The major findings of the Collins Institute report document the social impact of choice. The economic and racial segregation documented in regular public schools is even more severe in charters.
• About one third of black and Hispanic students attend intensely segregated schools (90% single race).
• Sixty percent of Florida’s children qualify for free and reduced lunch (FRL). Black and Hispanic students are 1.5 times more likely to experience double segregation by race and economic status.
• Charter schools over enroll Hispanic students (42%), and these students typically have from 10-20% fewer white students than in public schools.

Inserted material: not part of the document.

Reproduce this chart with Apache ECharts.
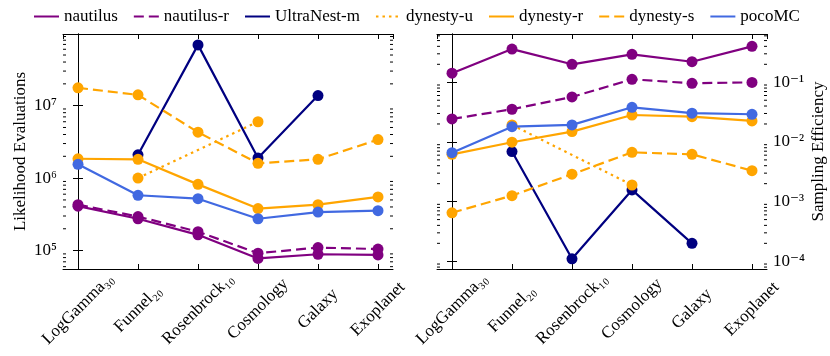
<!DOCTYPE html>
<html>
<head>
<meta charset="utf-8">
<script src="https://cdn.jsdelivr.net/npm/echarts@6/dist/echarts.min.js"></script>
<style>html,body{margin:0;padding:0;background:#fff;}#c{width:830px;height:356px;}</style>
</head>
<body>
<div id="c"></div>
<script>
// ---------------- data ----------------
const CATEGORIES = ['LogGamma\u2083\u2080', 'Funnel\u2082\u2080', 'Rosenbrock\u2081\u2080', 'Cosmology', 'Galaxy', 'Exoplanet'];
const METHODS = ['nautilus', 'nautilus-r', 'UltraNest-m', 'dynesty-u', 'dynesty-r', 'dynesty-s', 'pocoMC'];

// Likelihood evaluations (left panel)
const EVAL_NAUTILUS    = [4.1e5, 2.75e5, 1.65e5, 7.8e4, 8.9e4, 8.7e4];
const EVAL_NAUTILUS_R  = [4.3e5, 2.95e5, 1.82e5, 9.2e4, 1.1e5, 1.05e5];
const EVAL_ULTRANEST_M = [null, 2.1e6, 6.9e7, 1.9e6, 1.38e7, null];
const EVAL_DYNESTY_U   = [null, 1.0e6, null, 6.0e6, null, null];
const EVAL_DYNESTY_R   = [1.85e6, 1.82e6, 8.2e5, 3.8e5, 4.3e5, 5.5e5];
const EVAL_DYNESTY_S   = [1.76e7, 1.41e7, 4.3e6, 1.6e6, 1.82e6, 3.4e6];
const EVAL_POCOMC      = [1.55e6, 5.8e5, 5.2e5, 2.75e5, 3.4e5, 3.55e5];

// Sampling efficiency (right panel)
const EFF_NAUTILUS    = [0.142, 0.36, 0.20, 0.294, 0.221, 0.40];
const EFF_NAUTILUS_R  = [0.0243, 0.0353, 0.0567, 0.112, 0.0962, 0.0996];
const EFF_ULTRANEST_M = [null, 6.9e-3, 1.1e-4, 1.57e-3, 2.0e-4, null];
const EFF_DYNESTY_U   = [null, 0.0193, null, 1.9e-3, null, null];
const EFF_DYNESTY_R   = [6.2e-3, 9.9e-3, 0.0149, 0.0283, 0.0265, 0.0225];
const EFF_DYNESTY_S   = [6.5e-4, 1.26e-3, 2.88e-3, 6.7e-3, 6.2e-3, 3.3e-3];
const EFF_POCOMC      = [6.6e-3, 0.018, 0.0193, 0.0381, 0.0303, 0.0291];

// minor tick values of the log axes
const MINOR_TICKS_LEFT = [6e4, 7e4, 8e4, 9e4, 2e5, 3e5, 4e5, 5e5, 6e5, 7e5, 8e5, 9e5,
  2e6, 3e6, 4e6, 5e6, 6e6, 7e6, 8e6, 9e6, 2e7, 3e7, 4e7, 5e7, 6e7, 7e7, 8e7, 9e7];
const MINOR_TICKS_RIGHT = [8e-5, 9e-5, 2e-4, 3e-4, 4e-4, 5e-4, 6e-4, 7e-4, 8e-4, 9e-4,
  2e-3, 3e-3, 4e-3, 5e-3, 6e-3, 7e-3, 8e-3, 9e-3, 2e-2, 3e-2, 4e-2, 5e-2, 6e-2, 7e-2, 8e-2, 9e-2,
  2e-1, 3e-1, 4e-1, 5e-1, 6e-1];

// ---------------- styling ----------------
const FONT = '"Liberation Serif", "DejaVu Serif", serif';
const STYLE = {
  'nautilus':    { color: '#800080', type: 'solid' },
  'nautilus-r':  { color: '#800080', type: [10, 5] },
  'UltraNest-m': { color: '#000080', type: 'solid' },
  'dynesty-u':   { color: '#FFA500', type: [2.5, 4] },
  'dynesty-r':   { color: '#FFA500', type: 'solid' },
  'dynesty-s':   { color: '#FFA500', type: [10, 5] },
  'pocoMC':      { color: '#4169E1', type: 'solid' }
};
const EVALS = [EVAL_NAUTILUS, EVAL_NAUTILUS_R, EVAL_ULTRANEST_M, EVAL_DYNESTY_U, EVAL_DYNESTY_R, EVAL_DYNESTY_S, EVAL_POCOMC];
const EFFS  = [EFF_NAUTILUS, EFF_NAUTILUS_R, EFF_ULTRANEST_M, EFF_DYNESTY_U, EFF_DYNESTY_R, EFF_DYNESTY_S, EFF_POCOMC];

const SUP = { '0': '\u2070', '1': '\u00b9', '2': '\u00b2', '3': '\u00b3', '4': '\u2074', '5': '\u2075',
  '6': '\u2076', '7': '\u2077', '8': '\u2078', '9': '\u2079', '-': '\u207b' };
function logLabel(v) {
  const e = Math.log10(v);
  const r = Math.round(e);
  if (Math.abs(e - r) > 1e-6) return '';
  return '10' + String(r).split('').map(c => SUP[c]).join('');
}
function catLabel(v) {
  if (Math.abs(v - Math.round(v)) > 1e-6) return '';
  return CATEGORIES[Math.round(v)] || '';
}

const X_MIN = -0.25, X_MAX = 5.25;
const Y_LEFT = [5.57e4, 9.75e7];
const Y_RIGHT = [7.43e-5, 0.644];

const axisLine = { show: true, lineStyle: { color: '#000', width: 1 } };
const tickIn = { show: true, inside: true, length: 5, lineStyle: { color: '#000', width: 1 } };

function xAxes(grid) {
  return [
    { type: 'value', gridIndex: grid, position: 'bottom', min: X_MIN, max: X_MAX,
      axisLine, axisTick: tickIn, splitLine: { show: false },
      axisLabel: { formatter: catLabel, rotate: 45, align: 'center', verticalAlign: 'middle',
        margin: 40, fontFamily: FONT, fontSize: 17, color: '#000', showMinLabel: false, showMaxLabel: false,
        hideOverlap: false } },
    { type: 'value', gridIndex: grid, position: 'top', min: X_MIN, max: X_MAX,
      axisLine, axisTick: tickIn, splitLine: { show: false }, axisLabel: { show: false } }
  ];
}
function yAxes(grid, ext, labelSide, name) {
  const mk = (pos) => {
    const labeled = pos === labelSide;
    const ax = { type: 'log', logBase: 10, gridIndex: grid, position: pos, min: ext[0], max: ext[1],
      axisLine, axisTick: tickIn, splitLine: { show: false }, minorTick: { show: false },
      axisLabel: labeled ? { formatter: logLabel, fontFamily: FONT, fontSize: 17, color: '#000', margin: 6,
        showMinLabel: false, showMaxLabel: false } : { show: false } };
    if (labeled) {
      ax.name = name; ax.nameLocation = 'middle'; ax.nameRotate = 90;
      ax.nameGap = pos === 'left' ? 34 : 43;
      ax.nameTextStyle = { fontFamily: FONT, fontSize: 17, color: '#000' };
    }
    return ax;
  };
  return [mk('left'), mk('right')];
}

const series = [];
[EVALS, EFFS].forEach((set, g) => {
  METHODS.forEach((m, i) => {
    const pts = [];
    set[i].forEach((v, k) => { if (v !== null) pts.push([k, v]); });
    series.push({
      name: m, type: 'line', xAxisIndex: g * 2, yAxisIndex: g * 2, data: pts,
      symbol: 'circle', symbolSize: 11, showSymbol: true,
      lineStyle: { color: STYLE[m].color, width: 2.2, type: STYLE[m].type, cap: 'butt' },
      itemStyle: { color: STYLE[m].color }, z: 2 + i, animation: false
    });
  });
  const minor = g === 0 ? MINOR_TICKS_LEFT : MINOR_TICKS_RIGHT;
  series.push({
    type: 'custom', xAxisIndex: g * 2, yAxisIndex: g * 2, silent: true, animation: false, z: 20,
    data: minor.map(v => [0, v]), clip: false,
    renderItem: (params, api) => {
      const p = api.coord([0, api.value(1)]);
      const cs = params.coordSys;
      if (p[1] < cs.y - 0.5 || p[1] > cs.y + cs.height + 0.5) return null;
      const ls = { stroke: '#000', lineWidth: 1 };
      return { type: 'group', children: [
        { type: 'line', shape: { x1: cs.x, y1: p[1], x2: cs.x + 3, y2: p[1] }, style: ls },
        { type: 'line', shape: { x1: cs.x + cs.width - 3, y1: p[1], x2: cs.x + cs.width, y2: p[1] }, style: ls }
      ] };
    }
  });
});

const chart = echarts.init(document.getElementById('c'), null, { renderer: 'canvas' });
chart.setOption({
  animation: false,
  backgroundColor: '#fff',
  textStyle: { fontFamily: FONT },
  legend: {
    data: METHODS, left: 28, top: 3, itemWidth: 25, itemHeight: 10, itemGap: 15,
    textStyle: { fontFamily: FONT, fontSize: 17, color: '#000' },
    itemStyle: { opacity: 0 }
  },
  grid: [
    { left: 63, top: 34, width: 330, height: 235 },
    { left: 437, top: 34, width: 330, height: 235 }
  ],
  xAxis: [...xAxes(0), ...xAxes(1)],
  yAxis: [...yAxes(0, Y_LEFT, 'left', 'Likelihood Evaluations'), ...yAxes(1, Y_RIGHT, 'right', 'Sampling Efficiency')],
  series
});
</script>
</body>
</html>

• Black students are more likely to go to extremely segregated schools than Hispanics.
• Only in 8 districts did charters enroll at least 60% of FRL students.
• Most districts enrolled higher percentages of students with disabilities and English as a second language than their charter schools.
Accountability: Florida is masterful at self-promotion.
In April 2018, the headline for Governor Scott’s press report on NAEP results was: Florida Students Lead the Nation in Reading and Mathematics. While Florida’s schools fourth grade NAEP reading scores ranked 6th nationwide, they fell to 26th on the eighth grade. It may be no coincidence that the spectacular rise in fourth grade NAEP scores coincided with the implementation of third grade mandatory retention for students who are not proficient on the state assessment. A contributing factor to the drop in eighth grade scores is that about one half of the children on private school scholarships return to public schools after third grade. The high school graduation rank is 38th which may in part be due to requirements that students pass an algebra I exam and an English Language Skills test to graduate.
Florida also touts the improvement rate of ‘failing public schools’. Of over 4000 public schools, 35 received a failing grade in 2018. Yet, the legislature passed a law mandating a state takeover of failing schools by designated by charter management firms. The 2018 failure rate for Florida charters is much higher (30/365 schools).
Resistance to the Impact of Choice is Growing.
Progress through the courts is slow but necessary to make change possible. The Florida League of Women Voters won a Supreme Court decision in 2016 to redraw legislative districts. It won again in 2018 to allow early voting on college campuses, to block a confusing proposal to create a separate statewide independent (charter) school system, and to prevent the current governor from naming new members of the Supreme Court on his last day in office. The Citizens for Strong Schools’ Supreme Court hearing on school funding and quality is November 8th.
The court of public opinion looms even larger. The common school movement arose out of the need to address inequities due to immigration, religion, and school funding. Free public schools were seen as the best way to build a sense of the civic responsibility needed to support our new democracy. Will the voters, not only in Florida, once again recognize the value of the public interest over self interest in our public schools when it matters most?